▶ _Job_:
Retype word for word the first line of the listing and each line after it up to the line with "var cx = 434, cy = 233, R = 194;", with the pictures taken out.
:::
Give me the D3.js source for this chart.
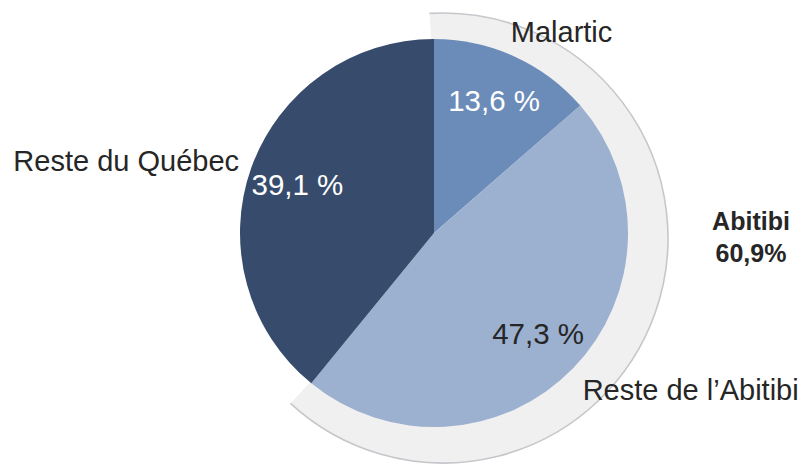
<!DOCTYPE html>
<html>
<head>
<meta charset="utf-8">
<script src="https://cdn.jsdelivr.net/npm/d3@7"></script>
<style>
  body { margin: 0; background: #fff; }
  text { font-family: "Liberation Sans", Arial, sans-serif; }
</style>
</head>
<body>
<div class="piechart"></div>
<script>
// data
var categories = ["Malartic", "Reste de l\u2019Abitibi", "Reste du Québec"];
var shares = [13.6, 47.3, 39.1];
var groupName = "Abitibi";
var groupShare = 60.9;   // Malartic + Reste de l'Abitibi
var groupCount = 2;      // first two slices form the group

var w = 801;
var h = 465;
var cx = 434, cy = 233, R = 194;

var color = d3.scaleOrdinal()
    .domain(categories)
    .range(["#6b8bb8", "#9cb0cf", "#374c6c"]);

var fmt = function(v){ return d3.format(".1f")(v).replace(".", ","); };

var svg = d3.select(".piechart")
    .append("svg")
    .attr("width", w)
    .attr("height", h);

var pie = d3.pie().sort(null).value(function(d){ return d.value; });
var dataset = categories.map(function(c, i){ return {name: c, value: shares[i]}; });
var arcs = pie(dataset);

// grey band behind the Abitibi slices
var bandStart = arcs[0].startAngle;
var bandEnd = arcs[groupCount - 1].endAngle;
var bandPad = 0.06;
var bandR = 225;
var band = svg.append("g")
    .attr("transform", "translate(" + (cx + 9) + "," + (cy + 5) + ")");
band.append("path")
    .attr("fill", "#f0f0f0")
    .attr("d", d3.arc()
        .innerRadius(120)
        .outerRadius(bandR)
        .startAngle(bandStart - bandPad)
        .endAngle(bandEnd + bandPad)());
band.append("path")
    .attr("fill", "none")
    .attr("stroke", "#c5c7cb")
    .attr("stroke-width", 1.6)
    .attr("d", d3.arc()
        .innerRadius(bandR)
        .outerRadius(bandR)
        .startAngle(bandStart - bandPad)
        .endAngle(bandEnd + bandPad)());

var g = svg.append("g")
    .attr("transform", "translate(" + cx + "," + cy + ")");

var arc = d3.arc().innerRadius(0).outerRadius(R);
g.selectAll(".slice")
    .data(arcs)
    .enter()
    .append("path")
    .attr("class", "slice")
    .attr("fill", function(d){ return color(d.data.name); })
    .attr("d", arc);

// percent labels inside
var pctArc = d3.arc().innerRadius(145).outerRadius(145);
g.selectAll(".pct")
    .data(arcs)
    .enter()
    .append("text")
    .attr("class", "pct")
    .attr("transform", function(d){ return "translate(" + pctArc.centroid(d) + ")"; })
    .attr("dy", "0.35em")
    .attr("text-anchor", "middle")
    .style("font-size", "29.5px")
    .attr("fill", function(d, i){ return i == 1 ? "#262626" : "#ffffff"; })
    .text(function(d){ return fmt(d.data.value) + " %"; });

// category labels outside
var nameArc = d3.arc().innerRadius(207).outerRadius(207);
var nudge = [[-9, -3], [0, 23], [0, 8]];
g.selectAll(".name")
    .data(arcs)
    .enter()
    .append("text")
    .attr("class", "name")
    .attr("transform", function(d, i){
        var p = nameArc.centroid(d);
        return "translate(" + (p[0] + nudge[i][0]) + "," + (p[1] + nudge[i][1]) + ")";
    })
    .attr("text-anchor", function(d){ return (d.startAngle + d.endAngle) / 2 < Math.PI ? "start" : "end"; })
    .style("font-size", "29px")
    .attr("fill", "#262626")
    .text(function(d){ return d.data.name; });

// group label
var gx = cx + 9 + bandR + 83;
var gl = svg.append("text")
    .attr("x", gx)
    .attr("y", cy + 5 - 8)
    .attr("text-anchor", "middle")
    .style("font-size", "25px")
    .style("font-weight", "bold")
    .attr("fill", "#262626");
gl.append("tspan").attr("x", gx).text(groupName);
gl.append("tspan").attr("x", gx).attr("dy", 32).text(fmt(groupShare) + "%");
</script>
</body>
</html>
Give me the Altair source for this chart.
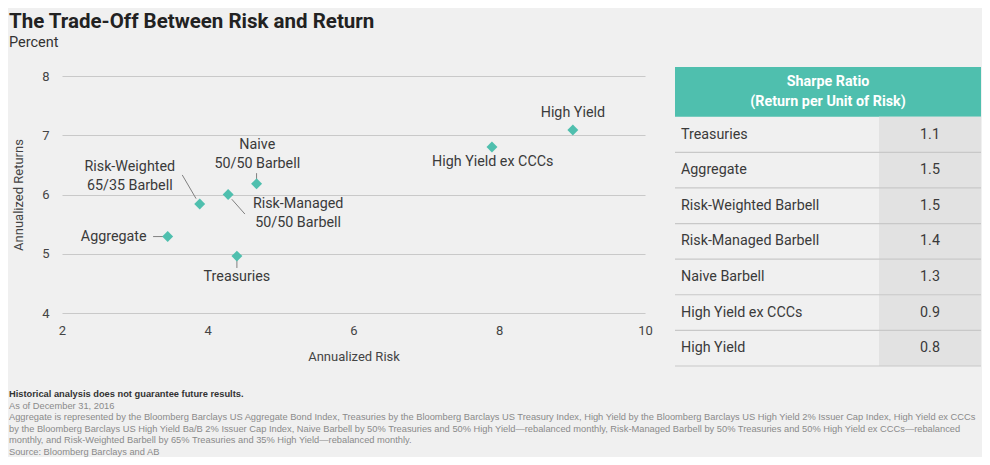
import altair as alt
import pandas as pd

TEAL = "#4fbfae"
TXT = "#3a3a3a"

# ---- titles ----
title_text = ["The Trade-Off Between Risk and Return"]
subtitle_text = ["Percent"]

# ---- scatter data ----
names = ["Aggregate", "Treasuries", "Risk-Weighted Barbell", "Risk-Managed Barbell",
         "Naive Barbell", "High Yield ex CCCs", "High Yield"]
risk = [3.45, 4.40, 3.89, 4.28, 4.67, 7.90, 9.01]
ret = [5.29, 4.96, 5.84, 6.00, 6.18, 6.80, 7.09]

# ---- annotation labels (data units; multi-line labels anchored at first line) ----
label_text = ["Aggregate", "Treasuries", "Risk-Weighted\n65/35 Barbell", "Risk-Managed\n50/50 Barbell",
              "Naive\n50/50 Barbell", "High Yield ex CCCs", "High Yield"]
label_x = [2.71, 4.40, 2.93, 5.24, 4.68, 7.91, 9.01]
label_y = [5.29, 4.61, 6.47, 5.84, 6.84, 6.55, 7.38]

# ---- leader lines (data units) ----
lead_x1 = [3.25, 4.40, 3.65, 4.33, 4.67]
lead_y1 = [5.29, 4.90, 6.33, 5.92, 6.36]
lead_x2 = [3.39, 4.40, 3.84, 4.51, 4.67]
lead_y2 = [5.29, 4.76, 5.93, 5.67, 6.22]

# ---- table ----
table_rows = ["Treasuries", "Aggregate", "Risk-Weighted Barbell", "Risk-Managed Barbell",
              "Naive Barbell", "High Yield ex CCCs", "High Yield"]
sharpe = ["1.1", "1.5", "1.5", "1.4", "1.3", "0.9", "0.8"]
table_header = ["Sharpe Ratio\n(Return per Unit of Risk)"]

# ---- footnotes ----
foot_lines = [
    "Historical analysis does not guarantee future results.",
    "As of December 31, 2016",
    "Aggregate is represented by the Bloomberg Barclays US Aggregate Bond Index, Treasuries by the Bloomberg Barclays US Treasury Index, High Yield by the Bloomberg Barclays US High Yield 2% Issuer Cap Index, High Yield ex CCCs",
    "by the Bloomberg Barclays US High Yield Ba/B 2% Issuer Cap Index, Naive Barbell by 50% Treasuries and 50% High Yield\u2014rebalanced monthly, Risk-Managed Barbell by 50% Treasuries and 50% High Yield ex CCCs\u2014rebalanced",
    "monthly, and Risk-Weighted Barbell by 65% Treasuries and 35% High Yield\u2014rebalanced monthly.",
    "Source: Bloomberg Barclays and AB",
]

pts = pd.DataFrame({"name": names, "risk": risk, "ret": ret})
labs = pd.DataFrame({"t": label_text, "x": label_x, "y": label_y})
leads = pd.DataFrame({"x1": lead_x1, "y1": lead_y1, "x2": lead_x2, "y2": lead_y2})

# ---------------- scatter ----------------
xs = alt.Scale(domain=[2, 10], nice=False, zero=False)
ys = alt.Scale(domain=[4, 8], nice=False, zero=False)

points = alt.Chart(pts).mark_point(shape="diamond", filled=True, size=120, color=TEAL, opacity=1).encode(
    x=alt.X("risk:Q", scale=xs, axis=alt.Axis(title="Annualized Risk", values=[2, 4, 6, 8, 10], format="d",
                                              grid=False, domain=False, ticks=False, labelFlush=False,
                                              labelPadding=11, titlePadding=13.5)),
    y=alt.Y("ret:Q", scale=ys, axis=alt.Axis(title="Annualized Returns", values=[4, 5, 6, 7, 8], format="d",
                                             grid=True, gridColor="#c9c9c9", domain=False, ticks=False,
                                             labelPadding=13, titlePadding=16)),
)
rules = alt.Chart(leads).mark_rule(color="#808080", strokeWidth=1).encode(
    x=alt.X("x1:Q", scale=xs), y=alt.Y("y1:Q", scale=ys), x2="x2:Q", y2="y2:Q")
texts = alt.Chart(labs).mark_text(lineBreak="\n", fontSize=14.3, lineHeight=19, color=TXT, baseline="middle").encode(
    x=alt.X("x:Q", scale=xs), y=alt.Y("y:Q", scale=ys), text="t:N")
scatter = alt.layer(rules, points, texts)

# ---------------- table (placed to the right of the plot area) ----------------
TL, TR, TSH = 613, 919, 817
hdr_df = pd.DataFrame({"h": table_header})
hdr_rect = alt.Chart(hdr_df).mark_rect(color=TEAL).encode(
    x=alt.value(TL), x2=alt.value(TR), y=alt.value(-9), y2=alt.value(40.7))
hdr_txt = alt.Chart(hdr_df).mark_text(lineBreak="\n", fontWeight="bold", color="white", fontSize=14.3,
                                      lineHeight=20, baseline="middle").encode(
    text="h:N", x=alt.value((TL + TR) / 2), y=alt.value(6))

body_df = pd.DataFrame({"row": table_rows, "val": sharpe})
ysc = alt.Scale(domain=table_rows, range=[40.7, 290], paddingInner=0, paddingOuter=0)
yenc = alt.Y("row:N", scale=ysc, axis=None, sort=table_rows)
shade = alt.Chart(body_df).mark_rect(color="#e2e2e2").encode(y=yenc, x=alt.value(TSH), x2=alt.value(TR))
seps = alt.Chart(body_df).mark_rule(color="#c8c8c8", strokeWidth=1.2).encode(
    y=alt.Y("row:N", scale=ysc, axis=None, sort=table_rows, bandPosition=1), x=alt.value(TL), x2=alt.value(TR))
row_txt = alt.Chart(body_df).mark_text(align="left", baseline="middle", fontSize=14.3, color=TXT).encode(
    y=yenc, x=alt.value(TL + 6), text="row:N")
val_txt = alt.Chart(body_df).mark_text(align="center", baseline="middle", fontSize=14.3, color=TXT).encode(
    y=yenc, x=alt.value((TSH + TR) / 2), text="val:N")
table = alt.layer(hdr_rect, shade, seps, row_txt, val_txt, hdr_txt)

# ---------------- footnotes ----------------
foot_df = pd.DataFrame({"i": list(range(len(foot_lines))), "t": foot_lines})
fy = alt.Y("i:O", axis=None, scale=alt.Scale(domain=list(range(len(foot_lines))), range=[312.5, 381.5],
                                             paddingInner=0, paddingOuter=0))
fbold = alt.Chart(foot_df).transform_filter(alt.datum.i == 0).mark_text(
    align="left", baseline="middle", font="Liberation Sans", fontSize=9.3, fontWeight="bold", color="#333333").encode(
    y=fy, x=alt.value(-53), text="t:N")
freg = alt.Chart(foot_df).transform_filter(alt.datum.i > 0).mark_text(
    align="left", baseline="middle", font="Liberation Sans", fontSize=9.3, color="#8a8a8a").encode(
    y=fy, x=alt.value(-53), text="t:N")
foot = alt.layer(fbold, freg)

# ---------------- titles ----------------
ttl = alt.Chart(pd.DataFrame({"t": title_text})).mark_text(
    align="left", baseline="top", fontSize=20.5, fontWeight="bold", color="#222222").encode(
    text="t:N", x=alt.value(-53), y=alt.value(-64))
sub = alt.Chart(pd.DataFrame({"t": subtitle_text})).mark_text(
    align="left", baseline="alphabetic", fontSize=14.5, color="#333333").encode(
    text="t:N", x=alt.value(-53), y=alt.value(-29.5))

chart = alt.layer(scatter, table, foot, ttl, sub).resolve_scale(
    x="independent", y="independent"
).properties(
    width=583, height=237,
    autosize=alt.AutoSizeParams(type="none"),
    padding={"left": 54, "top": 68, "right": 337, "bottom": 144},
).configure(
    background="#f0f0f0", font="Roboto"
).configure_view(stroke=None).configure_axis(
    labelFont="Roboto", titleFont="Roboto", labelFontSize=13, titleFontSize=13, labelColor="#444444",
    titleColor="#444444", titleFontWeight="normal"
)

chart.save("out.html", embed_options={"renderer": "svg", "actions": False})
:::
▶ _Completed task_:
Give me the D3.js source for this chart.
<!DOCTYPE html>
<html>
<head>
<meta charset="utf-8">
<script src="https://cdn.jsdelivr.net/npm/d3@7"></script>
<style>
  body { margin: 0; background: #fff; }
  text { font-family: "Liberation Sans", Arial, sans-serif; }
</style>
</head>
<body>
<div class="piechart"></div>
<script>
// data
var categories = ["Malartic", "Reste de l\u2019Abitibi", "Reste du Québec"];
var shares = [13.6, 47.3, 39.1];
var groupName = "Abitibi";
var groupShare = 60.9;   // Malartic + Reste de l'Abitibi
var groupCount = 2;      // first two slices form the group

var w = 801;
var h = 465;
var cx = 434, cy = 233, R = 194;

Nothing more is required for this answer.